REFLECTIONS

Reader! while you and I pause over the relation of Israel's unaccountable conduct, and from the part we bear in this wonderful history, feeling the same sources of unbelief, disobedience and murmuring, in ourselves, as we behold in them, which are the sad consequences of a fallen nature; may we seek grace to avoid their sin, that we may not come under their reproaches. But as we have authority to conclude that all these things happened unto them for our example, may a gracious God afford us these improvements from them, lest while we think we stand we are found to fall.
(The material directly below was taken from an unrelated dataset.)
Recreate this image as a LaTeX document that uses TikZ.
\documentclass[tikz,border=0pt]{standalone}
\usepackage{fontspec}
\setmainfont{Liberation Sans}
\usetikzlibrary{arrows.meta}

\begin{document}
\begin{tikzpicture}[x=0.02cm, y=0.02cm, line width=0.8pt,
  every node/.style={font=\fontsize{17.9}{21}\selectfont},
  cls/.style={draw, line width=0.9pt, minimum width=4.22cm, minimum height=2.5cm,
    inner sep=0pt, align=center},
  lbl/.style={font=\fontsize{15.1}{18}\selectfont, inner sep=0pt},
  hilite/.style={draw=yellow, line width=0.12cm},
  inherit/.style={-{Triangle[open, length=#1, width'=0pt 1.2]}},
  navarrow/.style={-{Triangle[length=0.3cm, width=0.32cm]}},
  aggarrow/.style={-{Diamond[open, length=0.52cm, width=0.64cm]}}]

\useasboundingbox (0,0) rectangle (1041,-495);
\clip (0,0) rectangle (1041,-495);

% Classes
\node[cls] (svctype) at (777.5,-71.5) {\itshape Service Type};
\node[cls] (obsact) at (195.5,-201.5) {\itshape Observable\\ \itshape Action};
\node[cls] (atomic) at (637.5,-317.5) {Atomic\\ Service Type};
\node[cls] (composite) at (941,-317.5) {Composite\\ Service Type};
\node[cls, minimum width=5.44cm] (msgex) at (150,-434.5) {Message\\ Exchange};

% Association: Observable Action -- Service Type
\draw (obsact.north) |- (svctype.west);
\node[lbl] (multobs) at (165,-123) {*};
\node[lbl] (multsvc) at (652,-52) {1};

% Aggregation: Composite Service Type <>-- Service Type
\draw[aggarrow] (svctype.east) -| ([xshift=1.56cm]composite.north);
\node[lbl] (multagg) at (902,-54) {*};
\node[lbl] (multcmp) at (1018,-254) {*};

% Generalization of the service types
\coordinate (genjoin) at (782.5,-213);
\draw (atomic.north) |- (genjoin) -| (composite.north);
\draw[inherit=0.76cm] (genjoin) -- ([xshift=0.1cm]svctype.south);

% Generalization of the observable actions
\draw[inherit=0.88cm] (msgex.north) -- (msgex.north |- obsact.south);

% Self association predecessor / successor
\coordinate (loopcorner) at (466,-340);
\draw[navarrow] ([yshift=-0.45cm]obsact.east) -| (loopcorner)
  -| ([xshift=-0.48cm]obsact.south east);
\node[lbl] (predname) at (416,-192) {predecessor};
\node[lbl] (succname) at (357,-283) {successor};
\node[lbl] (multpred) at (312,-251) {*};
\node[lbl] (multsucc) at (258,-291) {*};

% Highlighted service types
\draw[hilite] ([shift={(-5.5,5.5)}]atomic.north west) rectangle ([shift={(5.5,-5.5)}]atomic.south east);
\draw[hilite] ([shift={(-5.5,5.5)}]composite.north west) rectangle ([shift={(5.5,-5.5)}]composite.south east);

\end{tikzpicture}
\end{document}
But above all other improvements from the perusal of this chapter, oh! let me leave everything to contemplate the view it gives me of the Lord Jesus Christ. In the smitten rock, may my soul lose sight of everything but Jesus. May my eye gaze with wonder and delight on what I there discover, until the ever-flowing, over-flowing stream fills my ravished heart. Dearest and ever-blessed Jesus! do thou both supply me now, and follow me through the whole of this wilderness state, as thou didst the church of old; making glad the city of our God in all ages. May I behold thee as the stone smitten by the rod of Moses, answering all the demands of God's righteous laws for me, and flowing both in atoning and regenerating supplies for all the wants of my soul. And oh! do thou, who alone canst smite the rocky heart of sinners, and convert the flinty stone into a fountain of waters, subdue all the stubbornness of my nature. Conquer and subdue in me and for me all the Amalekites of my salvation. Work in me both to will and to do of thy good pleasure, until grace comes to be consummated in glory, and my poor faculties are all brought into a state suited to the everlasting employment, of singing praises to God and the Lamb.